Do You Feel Lucky?

(and feel free to comment! My older posts are certainly no less relevant to the burning concerns of the day.)

Tuesday, October 03, 2017

The Tough Topics #46: The Oxford Comma

I use the Oxford comma wherever its omission could lead to an alternate reading, and omit it otherwise. You know where people run into trouble? Where their omission or inclusion of the Oxford comma is a point of principle, rather than a decision dependent entirely on content, context, and sense.

People who always omit it risk giving the reader two grammatically valid ways to read the statement.

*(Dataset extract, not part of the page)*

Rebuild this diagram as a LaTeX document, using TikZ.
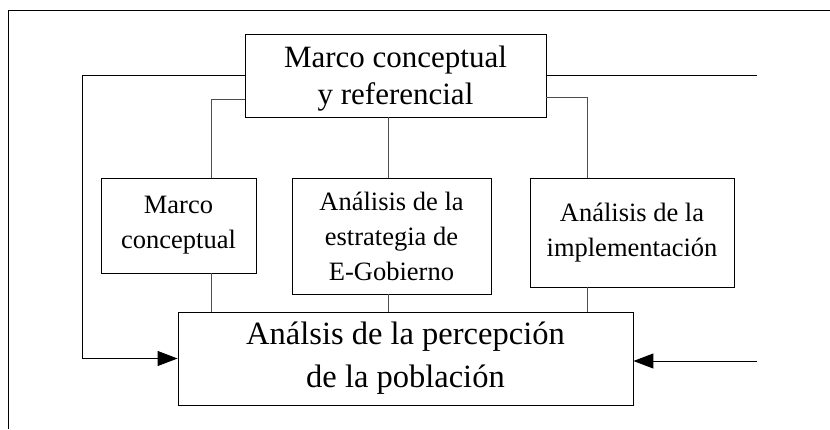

In contracts or in law, this can be fatal.

People who always include it run no risks in terms of the sense they wish to convey. But in using a comma where none is needed - where no alternate reading could arise from its omission - they risk seeming rule-bound, precious, given to stylistic affectations that serve no purpose. Adherent to a principle, without having any feel for its actual use or effect.

The Oxford comma, like every mark of punctuation, is a tool to direct meaning along the writer's desired path. Clarity demands its use where necessary. Elegance and simplicity would seduce us to omit it where its presence adds nothing. There are those who love and some who hate the Oxford comma, but the majority who simply omit it without thought do so out of an instinct for simplicity, and a dislike for needless flourish or ornament.

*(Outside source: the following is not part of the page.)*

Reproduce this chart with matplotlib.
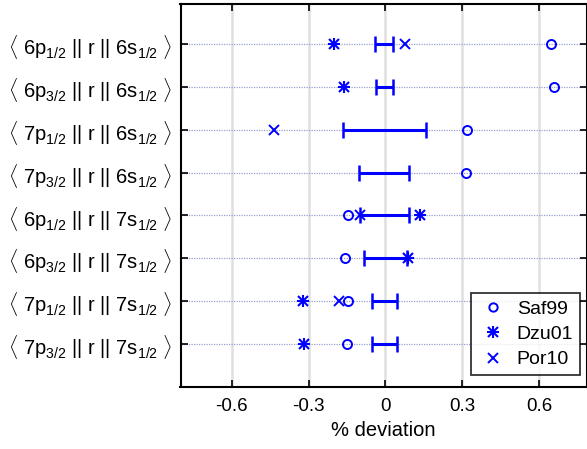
import matplotlib
matplotlib.use("Agg")
import matplotlib.pyplot as plt
from matplotlib.lines import Line2D

plt.rcParams['font.family'] = ['Liberation Sans', 'DejaVu Sans']
plt.rcParams['mathtext.fontset'] = 'custom'
plt.rcParams['mathtext.rm'] = 'Liberation Sans'
plt.rcParams['mathtext.it'] = 'Liberation Sans'

# transitions (top to bottom)
labels = [
    r'$\langle$ 6p$_{1/2}$ || r || 6s$_{1/2}$ $\rangle$',
    r'$\langle$ 6p$_{3/2}$ || r || 6s$_{1/2}$ $\rangle$',
    r'$\langle$ 7p$_{1/2}$ || r || 6s$_{1/2}$ $\rangle$',
    r'$\langle$ 7p$_{3/2}$ || r || 6s$_{1/2}$ $\rangle$',
    r'$\langle$ 6p$_{1/2}$ || r || 7s$_{1/2}$ $\rangle$',
    r'$\langle$ 6p$_{3/2}$ || r || 7s$_{1/2}$ $\rangle$',
    r'$\langle$ 7p$_{1/2}$ || r || 7s$_{1/2}$ $\rangle$',
    r'$\langle$ 7p$_{3/2}$ || r || 7s$_{1/2}$ $\rangle$',
]
rows = [1, 2, 3, 4, 5, 6, 7, 8]

# error bar extents (% deviation)
bar_lo = [-0.040, -0.036, -0.167, -0.104, -0.099, -0.082, -0.053, -0.053]
bar_hi = [0.031, 0.029, 0.159, 0.094, 0.091, 0.083, 0.046, 0.046]

# other works (None = missing)
saf99 = [0.645, 0.660, 0.319, 0.315, -0.145, -0.156, -0.147, -0.150]
dzu01 = [-0.199, -0.160, None, None, 0.135, 0.087, -0.323, -0.319]
por10 = [0.075, None, -0.436, None, -0.099, None, -0.180, None]

xticks = [-0.6, -0.3, 0, 0.3, 0.6]
xticklabels = ['-0.6', '-0.3', '0', '0.3', '0.6']

blue = (0, 0, 1)

fig = plt.figure(figsize=(5.87, 4.49), dpi=100)
ax = fig.add_axes([180.5 / 587, 1 - 387 / 449, 406 / 587, 383 / 449])

for x in xticks:
    ax.axvline(x, color='#e0e0e0', lw=1.8, zorder=0)
for r in rows:
    ax.axhline(r, color='#9aa0d0', lw=0.9, ls=(0, (1, 1)), zorder=1)

centers = [(a + b) / 2 for a, b in zip(bar_lo, bar_hi)]
errs = [(b - a) / 2 for a, b in zip(bar_lo, bar_hi)]
ax.errorbar(centers, rows, xerr=errs, fmt='none', ecolor=blue,
            elinewidth=2.2, capsize=5.5, capthick=1.8, zorder=3)

def pts(vals):
    xs, ys = [], []
    for v, r in zip(vals, rows):
        if v is not None:
            xs.append(v)
            ys.append(r)
    return xs, ys

x, y = pts(saf99)
ax.plot(x, y, 'o', ls='none', ms=6.5, mfc='none', mec=blue, mew=1.4, zorder=4)
x, y = pts(dzu01)
ax.plot(x, y, '+', ls='none', ms=9, mec=blue, mew=1.5, zorder=4)
ax.plot(x, y, 'x', ls='none', ms=7, mec=blue, mew=1.5, zorder=4)
x, y = pts(por10)
ax.plot(x, y, 'x', ls='none', ms=7, mec=blue, mew=1.4, zorder=4)

ax.set_xlim(-0.8, 0.785)
ax.set_ylim(9.0, 0.07)
ax.set_xticks(xticks)
ax.set_xticklabels(xticklabels)
ax.set_yticks(rows)
ax.set_yticklabels(labels)
ax.tick_params(direction='in', length=5, width=1.2, top=True, right=True)
ax.tick_params(axis='x', labelsize=13.5, pad=8)
ax.tick_params(axis='y', labelsize=14.5, pad=6)
for s in ax.spines.values():
    s.set_linewidth(1.5)
ax.set_xlabel('% deviation', fontsize=14.5, labelpad=4)

h1 = Line2D([], [], ls='none', marker='o', ms=6, mfc='none', mec=blue, mew=1.4)
h2a = Line2D([], [], ls='none', marker='+', ms=8.5, mec=blue, mew=1.5)
h2b = Line2D([], [], ls='none', marker='x', ms=6.5, mec=blue, mew=1.5)
h3 = Line2D([], [], ls='none', marker='x', ms=6.5, mec=blue, mew=1.4)
leg = ax.legend([h1, (h2a, h2b), h3], ['Saf99', 'Dzu01', 'Por10'],
                loc='lower right', fontsize=14, frameon=True, fancybox=False,
                borderpad=0.35, handletextpad=0.4, labelspacing=0.4,
                handlelength=1.6, borderaxespad=0,
                bbox_to_anchor=(0.984, 0.031))
leg.get_frame().set_edgecolor('black')
leg.get_frame().set_linewidth(1.3)

fig.savefig('out.png', dpi=100)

But we can't lose sight of the controversy! Gratuitous use of the Oxford comma (where its omission could not possibly introduce ambiguity) DOES add something! It signals to the world "I'm Team Oxford Comma!" With all that that implies, and most of what it implies is good. I'm not Team Oxford Comma, but most of those people are pretty funny and great, and it's sweet and wonderful that so tiny a mark could say so much. An Aldis-lamp flash to the like-minded resistance.

The Oxford comma will never die. It will keep barging in where it's not needed, pointing proudly to where it sometimes is. And its opponents will omit it scrupulously, sometimes to the detriment of their case in court, more often to the hilarity of readers who spot the wild ambiguity unleashed. The Oxford comma is the only thing that can leash that beast. Do we need it? Yes.

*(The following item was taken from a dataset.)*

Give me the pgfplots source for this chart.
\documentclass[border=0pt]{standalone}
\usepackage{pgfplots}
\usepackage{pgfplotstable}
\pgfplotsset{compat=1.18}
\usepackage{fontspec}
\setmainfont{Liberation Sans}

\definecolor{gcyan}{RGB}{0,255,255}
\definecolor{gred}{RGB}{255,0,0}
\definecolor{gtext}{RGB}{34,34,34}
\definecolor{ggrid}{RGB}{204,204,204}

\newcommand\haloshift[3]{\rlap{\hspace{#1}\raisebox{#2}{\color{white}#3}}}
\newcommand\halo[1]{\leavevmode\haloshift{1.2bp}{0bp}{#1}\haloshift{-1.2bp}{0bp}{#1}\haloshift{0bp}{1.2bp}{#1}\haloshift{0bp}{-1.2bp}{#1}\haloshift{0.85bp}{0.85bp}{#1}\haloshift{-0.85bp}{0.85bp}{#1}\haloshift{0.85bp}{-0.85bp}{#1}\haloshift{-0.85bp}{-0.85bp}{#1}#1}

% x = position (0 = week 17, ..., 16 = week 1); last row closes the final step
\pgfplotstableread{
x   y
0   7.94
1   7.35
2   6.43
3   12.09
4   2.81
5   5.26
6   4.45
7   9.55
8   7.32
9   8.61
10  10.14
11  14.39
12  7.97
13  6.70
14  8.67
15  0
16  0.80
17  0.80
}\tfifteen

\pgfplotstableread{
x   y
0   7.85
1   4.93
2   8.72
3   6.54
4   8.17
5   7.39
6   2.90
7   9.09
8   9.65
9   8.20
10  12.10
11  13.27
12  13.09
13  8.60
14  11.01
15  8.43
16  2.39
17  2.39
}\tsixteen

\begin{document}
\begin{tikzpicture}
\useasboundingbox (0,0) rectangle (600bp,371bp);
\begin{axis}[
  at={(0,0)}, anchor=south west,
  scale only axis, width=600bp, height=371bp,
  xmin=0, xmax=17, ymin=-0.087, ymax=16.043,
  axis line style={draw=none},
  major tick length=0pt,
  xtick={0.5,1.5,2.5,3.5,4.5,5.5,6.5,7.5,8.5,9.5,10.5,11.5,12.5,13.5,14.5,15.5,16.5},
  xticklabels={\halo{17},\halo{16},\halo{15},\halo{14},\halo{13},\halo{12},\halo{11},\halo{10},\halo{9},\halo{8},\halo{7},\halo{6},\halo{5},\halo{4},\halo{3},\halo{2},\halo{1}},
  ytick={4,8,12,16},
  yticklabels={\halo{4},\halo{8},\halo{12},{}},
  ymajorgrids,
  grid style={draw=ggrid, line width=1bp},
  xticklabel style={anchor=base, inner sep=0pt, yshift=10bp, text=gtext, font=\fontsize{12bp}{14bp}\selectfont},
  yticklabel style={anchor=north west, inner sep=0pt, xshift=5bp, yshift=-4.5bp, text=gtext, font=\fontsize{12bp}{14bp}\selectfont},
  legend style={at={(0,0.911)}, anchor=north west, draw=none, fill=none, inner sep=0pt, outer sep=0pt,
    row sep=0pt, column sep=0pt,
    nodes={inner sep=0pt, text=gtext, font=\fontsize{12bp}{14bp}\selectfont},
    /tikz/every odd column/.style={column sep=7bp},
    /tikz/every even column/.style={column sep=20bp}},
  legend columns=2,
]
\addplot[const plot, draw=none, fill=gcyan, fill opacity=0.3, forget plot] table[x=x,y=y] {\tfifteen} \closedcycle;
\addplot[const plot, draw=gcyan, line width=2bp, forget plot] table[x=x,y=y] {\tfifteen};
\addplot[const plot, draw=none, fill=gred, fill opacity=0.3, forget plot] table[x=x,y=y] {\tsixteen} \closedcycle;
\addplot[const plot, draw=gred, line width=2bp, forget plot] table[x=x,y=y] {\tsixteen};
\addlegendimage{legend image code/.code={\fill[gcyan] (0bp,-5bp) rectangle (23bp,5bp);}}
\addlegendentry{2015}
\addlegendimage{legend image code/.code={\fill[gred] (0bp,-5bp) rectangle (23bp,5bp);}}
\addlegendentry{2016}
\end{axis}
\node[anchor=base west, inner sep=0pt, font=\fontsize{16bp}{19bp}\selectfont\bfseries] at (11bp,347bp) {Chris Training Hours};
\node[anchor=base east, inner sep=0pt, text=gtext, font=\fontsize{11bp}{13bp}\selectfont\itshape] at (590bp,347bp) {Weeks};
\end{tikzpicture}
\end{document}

Do we need it all over the place? Probably not. But you ought to admit, it's a little bit cute.


Steph said...

I am happy to discover that this blog also has a random link. We've already talked about the Oxford Comma quite a bit, but I feel like this post deserves a comment. I love that a simple piece of punctuation can have so much personality. I generally try to avoid the Oxford Comma because I find it unnecessary in most cases, but I do love how it can inspire such passionate conversation about punctuation. It's a showy bit of punctuation,but it should be used sparingly (i.e. only when meaning would otherwise be confusing).

dogimo said...

Thank you so much for redrawing my attention to this piece! I love what I have to say here! All of that came completely out of nowhere, at the time.

"Redrawing" is ugly and wrong there, I strongly feel. Yet to split an infinitive is easy and pleasant!

I have kept "redrawing" in, because I really do feel as if a recurrence of a drawing of attention has occurred, and how else can we say that bang-on? With a HYPHEN? Re-drawing. Redrawing.

I prefer the lack. It implies that there might be something called red rawing going on.

Yep! The Oxford Comma. I had a very well-formed and balanced stance on it without even knowing!

And thank you.

dogimo said...

Oooh, yes, the random button. A loaded blessing, here.

I have to warn you, by way of both caveat and apology, so much of this blog's past 2, 3 years (what there even is of it, anyway - pretty sparse) is just weird, contextless stridency ranting and ramping its way along a meandered and trampled path of the same one-to-three points covered one-to-three times each from gratuitously different angles. To judge from what's left of the road it took, a splattered mudsmear of improbably-elongated churned-under football gridiron where a little more effort could have made a wide and tidy Roman highway, you'd be excused for thinking some leviathanlike behemoth had juggernauted itself along its merry merry way leaving little to no evidence of art, craft, science or indeed, dignity in its passage. But no! It was just me.

Pity. Considering the glory that had gone before.